● What the task requires: From the first line of the listing below to the line with "84+3.5*\i) rectangle ++(8,8);", print each line exactly, and nothing more. Leave out the pictures.

● Information shown:
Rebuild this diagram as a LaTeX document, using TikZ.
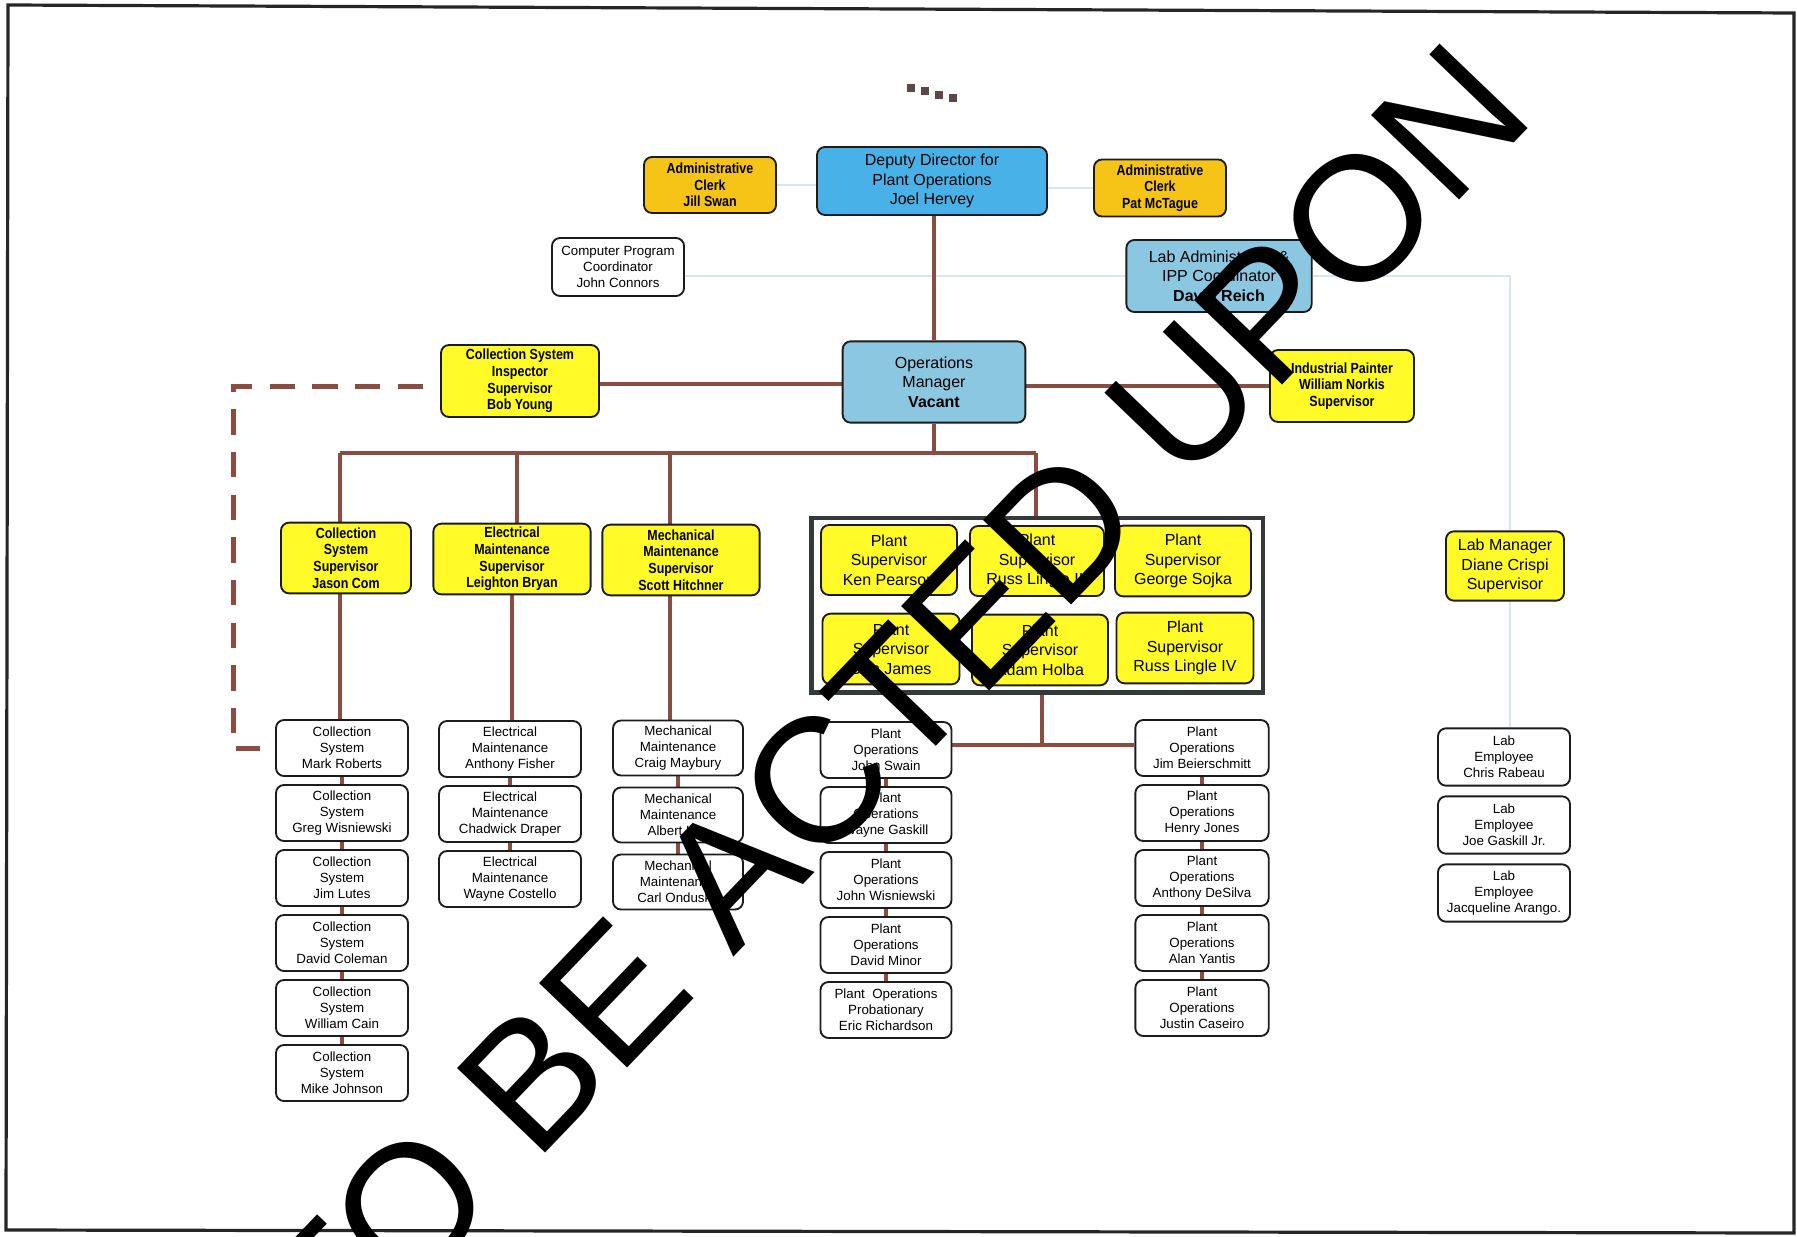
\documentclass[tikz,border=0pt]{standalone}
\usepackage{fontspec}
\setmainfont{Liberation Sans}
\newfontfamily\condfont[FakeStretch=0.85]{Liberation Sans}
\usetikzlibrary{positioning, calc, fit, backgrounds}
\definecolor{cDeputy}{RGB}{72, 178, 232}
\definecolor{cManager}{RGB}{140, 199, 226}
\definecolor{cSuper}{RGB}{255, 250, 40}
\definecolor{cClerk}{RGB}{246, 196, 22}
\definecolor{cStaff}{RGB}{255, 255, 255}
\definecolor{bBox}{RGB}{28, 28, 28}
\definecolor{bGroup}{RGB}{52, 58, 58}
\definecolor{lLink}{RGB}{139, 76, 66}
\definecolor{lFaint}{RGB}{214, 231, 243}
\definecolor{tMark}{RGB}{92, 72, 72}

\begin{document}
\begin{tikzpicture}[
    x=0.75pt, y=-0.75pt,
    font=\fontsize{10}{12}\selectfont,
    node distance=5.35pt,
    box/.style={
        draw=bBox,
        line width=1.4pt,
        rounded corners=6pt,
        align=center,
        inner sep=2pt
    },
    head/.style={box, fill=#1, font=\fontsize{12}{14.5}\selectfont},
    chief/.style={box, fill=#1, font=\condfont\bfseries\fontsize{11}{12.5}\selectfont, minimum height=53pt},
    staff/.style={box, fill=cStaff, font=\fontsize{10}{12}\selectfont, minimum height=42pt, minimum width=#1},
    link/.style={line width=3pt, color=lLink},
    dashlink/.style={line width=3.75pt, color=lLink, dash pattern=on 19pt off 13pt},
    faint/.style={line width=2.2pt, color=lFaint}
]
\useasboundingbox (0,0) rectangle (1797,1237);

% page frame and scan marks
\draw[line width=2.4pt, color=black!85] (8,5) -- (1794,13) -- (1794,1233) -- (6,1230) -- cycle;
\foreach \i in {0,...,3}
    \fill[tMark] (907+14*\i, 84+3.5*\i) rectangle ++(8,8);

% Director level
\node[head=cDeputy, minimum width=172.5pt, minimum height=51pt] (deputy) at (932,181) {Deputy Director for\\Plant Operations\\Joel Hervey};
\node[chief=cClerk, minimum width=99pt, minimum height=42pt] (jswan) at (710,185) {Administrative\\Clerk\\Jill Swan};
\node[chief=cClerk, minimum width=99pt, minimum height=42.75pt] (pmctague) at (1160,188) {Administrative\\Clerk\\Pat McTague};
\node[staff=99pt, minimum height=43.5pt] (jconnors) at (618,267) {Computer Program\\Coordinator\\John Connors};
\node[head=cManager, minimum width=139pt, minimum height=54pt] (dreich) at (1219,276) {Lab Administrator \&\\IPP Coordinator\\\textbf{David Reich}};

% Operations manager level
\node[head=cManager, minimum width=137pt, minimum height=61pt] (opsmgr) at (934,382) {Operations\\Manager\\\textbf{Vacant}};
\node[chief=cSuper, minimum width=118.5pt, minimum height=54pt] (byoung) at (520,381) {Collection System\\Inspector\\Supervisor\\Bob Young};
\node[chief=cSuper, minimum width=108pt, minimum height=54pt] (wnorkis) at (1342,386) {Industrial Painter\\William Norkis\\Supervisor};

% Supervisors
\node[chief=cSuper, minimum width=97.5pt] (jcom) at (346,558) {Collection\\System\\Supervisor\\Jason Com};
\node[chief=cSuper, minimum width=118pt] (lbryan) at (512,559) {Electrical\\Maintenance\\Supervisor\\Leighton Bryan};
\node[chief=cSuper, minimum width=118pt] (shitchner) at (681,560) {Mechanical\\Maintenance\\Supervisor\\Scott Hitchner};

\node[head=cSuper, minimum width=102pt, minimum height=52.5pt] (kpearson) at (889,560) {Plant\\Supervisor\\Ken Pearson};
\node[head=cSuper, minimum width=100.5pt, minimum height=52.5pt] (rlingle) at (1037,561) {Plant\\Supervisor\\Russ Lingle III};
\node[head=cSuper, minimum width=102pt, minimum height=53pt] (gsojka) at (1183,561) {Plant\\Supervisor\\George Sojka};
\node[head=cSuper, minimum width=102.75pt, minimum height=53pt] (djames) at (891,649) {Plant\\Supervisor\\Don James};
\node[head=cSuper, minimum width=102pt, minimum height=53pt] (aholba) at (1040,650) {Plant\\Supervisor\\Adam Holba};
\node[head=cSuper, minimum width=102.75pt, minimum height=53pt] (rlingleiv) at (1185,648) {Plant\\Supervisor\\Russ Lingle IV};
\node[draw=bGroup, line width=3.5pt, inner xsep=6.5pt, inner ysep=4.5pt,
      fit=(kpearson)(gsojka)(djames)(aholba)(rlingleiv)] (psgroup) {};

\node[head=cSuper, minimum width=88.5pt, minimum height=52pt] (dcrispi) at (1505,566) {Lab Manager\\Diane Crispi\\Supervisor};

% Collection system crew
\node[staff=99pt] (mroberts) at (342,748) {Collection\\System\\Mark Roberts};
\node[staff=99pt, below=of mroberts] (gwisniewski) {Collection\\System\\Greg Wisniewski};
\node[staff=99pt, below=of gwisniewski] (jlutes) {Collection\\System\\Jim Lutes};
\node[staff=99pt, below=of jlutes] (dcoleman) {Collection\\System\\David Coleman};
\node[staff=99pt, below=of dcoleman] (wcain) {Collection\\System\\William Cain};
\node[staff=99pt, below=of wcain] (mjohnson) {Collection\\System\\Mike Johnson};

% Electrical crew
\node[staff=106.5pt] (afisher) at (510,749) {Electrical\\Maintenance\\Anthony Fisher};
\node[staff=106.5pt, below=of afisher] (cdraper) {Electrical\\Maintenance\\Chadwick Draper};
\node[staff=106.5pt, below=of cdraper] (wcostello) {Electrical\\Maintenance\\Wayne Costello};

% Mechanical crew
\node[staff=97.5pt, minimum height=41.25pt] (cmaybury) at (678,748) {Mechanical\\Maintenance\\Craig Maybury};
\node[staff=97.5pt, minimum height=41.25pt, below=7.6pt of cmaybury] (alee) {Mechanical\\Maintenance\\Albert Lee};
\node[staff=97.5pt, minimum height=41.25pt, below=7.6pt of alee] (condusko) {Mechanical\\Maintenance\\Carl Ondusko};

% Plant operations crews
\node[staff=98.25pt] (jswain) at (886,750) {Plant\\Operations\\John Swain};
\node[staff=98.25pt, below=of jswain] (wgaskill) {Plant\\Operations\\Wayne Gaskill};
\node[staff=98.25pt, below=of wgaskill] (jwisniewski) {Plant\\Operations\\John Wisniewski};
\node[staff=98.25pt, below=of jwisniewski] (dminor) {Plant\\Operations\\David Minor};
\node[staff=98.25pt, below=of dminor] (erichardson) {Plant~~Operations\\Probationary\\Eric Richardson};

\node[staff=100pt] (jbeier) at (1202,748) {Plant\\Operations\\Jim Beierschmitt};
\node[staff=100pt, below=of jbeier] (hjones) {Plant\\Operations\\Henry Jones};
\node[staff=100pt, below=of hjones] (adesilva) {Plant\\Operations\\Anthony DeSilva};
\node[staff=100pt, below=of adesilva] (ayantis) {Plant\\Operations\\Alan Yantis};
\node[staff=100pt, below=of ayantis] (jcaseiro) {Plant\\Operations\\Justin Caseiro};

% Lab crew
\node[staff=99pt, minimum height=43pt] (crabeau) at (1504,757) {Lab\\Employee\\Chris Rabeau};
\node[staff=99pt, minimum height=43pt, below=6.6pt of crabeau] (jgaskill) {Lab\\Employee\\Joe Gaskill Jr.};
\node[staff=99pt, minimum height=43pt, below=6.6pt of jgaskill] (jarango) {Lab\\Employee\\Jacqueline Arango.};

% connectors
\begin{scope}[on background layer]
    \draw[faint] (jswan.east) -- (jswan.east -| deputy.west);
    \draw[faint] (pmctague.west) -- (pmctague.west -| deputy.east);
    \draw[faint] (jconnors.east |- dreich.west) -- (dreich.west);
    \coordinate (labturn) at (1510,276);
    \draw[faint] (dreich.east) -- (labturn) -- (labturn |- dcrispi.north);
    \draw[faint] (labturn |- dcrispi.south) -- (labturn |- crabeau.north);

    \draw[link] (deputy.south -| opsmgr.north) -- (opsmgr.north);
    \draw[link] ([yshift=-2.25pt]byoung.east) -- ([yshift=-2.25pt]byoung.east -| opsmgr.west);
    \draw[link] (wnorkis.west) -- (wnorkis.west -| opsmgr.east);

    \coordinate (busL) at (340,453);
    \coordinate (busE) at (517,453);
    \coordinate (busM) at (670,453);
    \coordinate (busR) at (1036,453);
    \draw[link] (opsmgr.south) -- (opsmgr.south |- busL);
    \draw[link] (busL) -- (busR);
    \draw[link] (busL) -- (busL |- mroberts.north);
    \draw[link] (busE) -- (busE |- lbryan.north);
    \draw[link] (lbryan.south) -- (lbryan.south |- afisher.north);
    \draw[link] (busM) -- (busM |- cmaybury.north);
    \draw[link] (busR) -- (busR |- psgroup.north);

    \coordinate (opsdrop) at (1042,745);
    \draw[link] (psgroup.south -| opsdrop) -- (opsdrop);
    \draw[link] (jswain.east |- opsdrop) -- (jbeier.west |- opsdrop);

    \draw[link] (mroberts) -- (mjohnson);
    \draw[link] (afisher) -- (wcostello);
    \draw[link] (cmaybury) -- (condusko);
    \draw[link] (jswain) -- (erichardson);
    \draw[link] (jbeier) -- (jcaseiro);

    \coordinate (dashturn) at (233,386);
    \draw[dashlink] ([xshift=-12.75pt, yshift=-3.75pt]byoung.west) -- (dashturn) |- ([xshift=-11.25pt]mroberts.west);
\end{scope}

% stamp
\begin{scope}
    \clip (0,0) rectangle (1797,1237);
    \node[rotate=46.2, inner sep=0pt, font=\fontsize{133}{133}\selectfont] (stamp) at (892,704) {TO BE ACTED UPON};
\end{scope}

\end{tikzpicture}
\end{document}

● Result for this task:
Rebuild this diagram as a LaTeX document, using TikZ.
\documentclass[tikz,border=0pt]{standalone}
\usepackage{fontspec}
\setmainfont{Liberation Sans}
\newfontfamily\condfont[FakeStretch=0.85]{Liberation Sans}
\usetikzlibrary{positioning, calc, fit, backgrounds}
\definecolor{cDeputy}{RGB}{72, 178, 232}
\definecolor{cManager}{RGB}{140, 199, 226}
\definecolor{cSuper}{RGB}{255, 250, 40}
\definecolor{cClerk}{RGB}{246, 196, 22}
\definecolor{cStaff}{RGB}{255, 255, 255}
\definecolor{bBox}{RGB}{28, 28, 28}
\definecolor{bGroup}{RGB}{52, 58, 58}
\definecolor{lLink}{RGB}{139, 76, 66}
\definecolor{lFaint}{RGB}{214, 231, 243}
\definecolor{tMark}{RGB}{92, 72, 72}

\begin{document}
\begin{tikzpicture}[
    x=0.75pt, y=-0.75pt,
    font=\fontsize{10}{12}\selectfont,
    node distance=5.35pt,
    box/.style={
        draw=bBox,
        line width=1.4pt,
        rounded corners=6pt,
        align=center,
        inner sep=2pt
    },
    head/.style={box, fill=#1, font=\fontsize{12}{14.5}\selectfont},
    chief/.style={box, fill=#1, font=\condfont\bfseries\fontsize{11}{12.5}\selectfont, minimum height=53pt},
    staff/.style={box, fill=cStaff, font=\fontsize{10}{12}\selectfont, minimum height=42pt, minimum width=#1},
    link/.style={line width=3pt, color=lLink},
    dashlink/.style={line width=3.75pt, color=lLink, dash pattern=on 19pt off 13pt},
    faint/.style={line width=2.2pt, color=lFaint}
]
\useasboundingbox (0,0) rectangle (1797,1237);

% page frame and scan marks
\draw[line width=2.4pt, color=black!85] (8,5) -- (1794,13) -- (1794,1233) -- (6,1230) -- cycle;
\foreach \i in {0,...,3}
    \fill[tMark] (907+14*\i, 84+3.5*\i) rectangle ++(8,8);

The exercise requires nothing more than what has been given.